I think designing a city of the future from scratch is a useless exercise given that any attempt to incorporate a new city means a likely legal battle over resources with neighboring cities. I have oft dreamt of the possibility of the miles of unincorporated territory around Los Angeles eventually becoming their own cities, but then I dread the idea of anyone fighting Los Angeles over its water supply.

So rather than creating my own city of the future, I’d like to just bring up things that I would declare ‘important’ and how Los Angeles stacks up against those things.

It’s funny to get this question on a day where I re-opened my e-book of ‘City of Quartz’ by Mike Davis, a pretty comprehensive look at LA’s history as a spiritual descendant of ‘An Island on the Land’ by Carey McWilliams (the book that contained details that eventually inspired the movie ‘Chinatown’). City of Quartz was written in 1990 and discusses the state of Los Angeles at the time and what brought it to that point. In the early pages of the book they talk about the famed La Llano colony on the outskirts of Los Angeles and this is what they say about how the city would be constructed:

“Although influenced by contemporary City Beautiful and Garden City ideologies, Austin’s drawings and models, as architectural historian Dolores Hayden has emphasized, were ‘distinctively feminist and California’. Like Llano kid Gregory Ain’s more modest 1940s plans for cooperative housing, Austin attempted to translate the specific cultural values and popular enthusiasms of Southern California into a planned and egalitarian social landscape. In the model that she presented to colonists on May Day 1916, Llano was depicted as a garden city of ten thousand people housed in graceful Craftsman apartments with private gardens but communal kitchens and laundries to liberate women from drudgery. The civic center, as befitted a ‘city of light, was composed of ‘eight rectangular halls, like factories, with sides almost wholly of glass, leading to a glass-domed assembly hall’. She crowned this aesthetic of individual choice within a fabric of social solidarity with a quintessentially Southern California gesture: giving every household an automobile and constructing a ring road around the city that would double ‘as a drag strip with stands for spectators on both sides.”

City of Quartz, Mike Davis

Now, I don’t think that’s how I would construct my city of the future, but I think some of the elements are interesting.

Communality

as a whole would come back in my city of the future. The world has increasingly made itself a lonelier place to be, and I think we need to reward people for going out of their comfort zones and being in public spaces in a safe and fun way. Los Angeles struggles with both sides of this. The freeway capital of the country has long relied on cars as the de facto mode of transportation. But before the automotive lobby had their way with the city in the 1940s, Los Angeles actually had a very robust public transport system. They’ve made some headway, with more stops being added to the LA Metro this year and more lines being added in anticipation of the Olympics in 2028, but it still falls staggeringly below what’s required.

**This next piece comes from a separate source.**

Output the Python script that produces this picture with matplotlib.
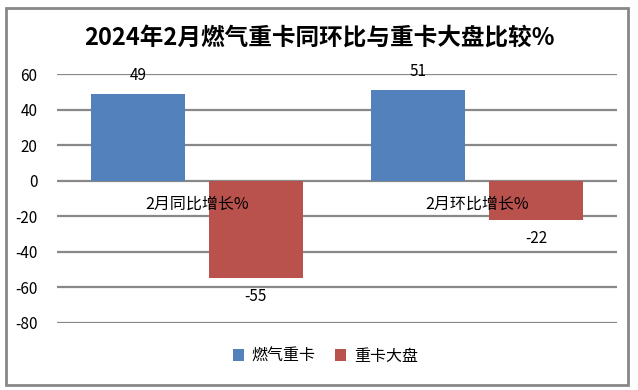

Not only that, the Metro stops that are available are cesspools of grime and violent crime which deter even the most optimistic from riding.

A safer, cleaner, more accessible, and more frequent Metro system would increase walkability, reduce our dependence on cars, and create more time spent together rather than the solitary hours that we spend apart in our cars on our long commutes.

Of course, that’s a very utopian sentence, and there’s no one thing that will create that kind of harmony within our rail system. BUt we’re assuming all of that is possible in this ‘city of the future’ so fuck you, I can say it.

Housing

would be a right, not a privilege. Communal housing as described in the above excerpt (and honestly pursued by Los Angeles as a city before the explosion of suburbia driven by white flight put the emphasis on single family homes) would be a big part of the city. There’s a lot of influence still felt in Spanish style family housing in parts of Los Angeles, much of which have been converted into separate apartments.

Los Angeles has a little-known (at least to me) law in place protecting ‘residential hotels’ – the last resorts of low income housing that operate more like, you guessed it, hotels than apartments. Those are now in danger of losing out completely to capitalistic needs, but I think they’re necessary to provide balance in housing and should be promoted as such. I could have used this as a resource when I was down on my luck in my early LA years and I had zero knowledge of it.

It’s also become quite clear that part of LA’s housing ‘boom’ over the past decade or so when it comes to rental properties amounts to some sort of money laundering. Multiple LA City Councilmembers have been arrested on corruption related charges that directly deal with approving housing construction projects. It seemed like you couldn’t go a day without seeing a new ‘luxury apartment’ construction site going up. Who is renting all these luxury apartments?? If you only build luxury apartments, you carve out the middle class of renters and either move them to the suburbs or drop them into the lower class. We need to build housing more strategically, and utilize adaptive re-use and convert buildings originally zoned for different purposes to residential buildings.

People do not realize how much solving the housing problem in Los Angeles will solve many more problems downstream.

Technology

would heighten every day of our lives, but not take it over. It does feel sexy to say that the ‘city of the future’ should be driven by technology and turned into some cool sci-fi ‘utopia’ but the longer I’ve lived the less faith I have in that happening. It may be because of the strikes happening right now, but I don’t have the utmost confidence in ultra-powerful technology being independent of powerful people who’d prefer to stay powerful. Honestly, I’d love to see a city run on technology that’s of the current day and age, not some antiquated system that they never have the budget to update.

And finally (because I need to wrap this up and look like I’m busy at work)

Concrete

would be overhauled. This is definitely speaking as someone who’s lived in LA for 8 years, but the reliance on concrete is so absurd. So many highways. So many lanes! Building more lanes to reduce traffic is like expanding your pet rabbits cage to give them more room. They’re just going to fill it up! The saying is ‘if you build it, they will come’ not ‘if you build it, they will use critical thinking to utilize it properly and not oversaturate it’. Also, there are technological advancements being made that enable concrete to work for people and not just be a heat trap that adversely affects environments. Concrete that generates electricity when driven on, for example, would be one of the many things that a ‘city of the future’ should incorporate city-wide when it comes to its relationship with our roads. There are entire highways in Los Angeles that were built to separate people rather than bringing people together. Neighborhoods like Boyle Heights can attest to the destructive power of concrete. We should tear these up and replace them with green space and public transit.

Okay sorry. This was a very serious one. I wish I could provide sources but again I’m at work and have to look productive. Los Angeles has some fascinating history that I’m only scratching the surface of, but it provides a tremendous blueprint to do some awe-inspiring things. I think we just need to restore our ambition as a city and think less about gridlock and more about possibilities.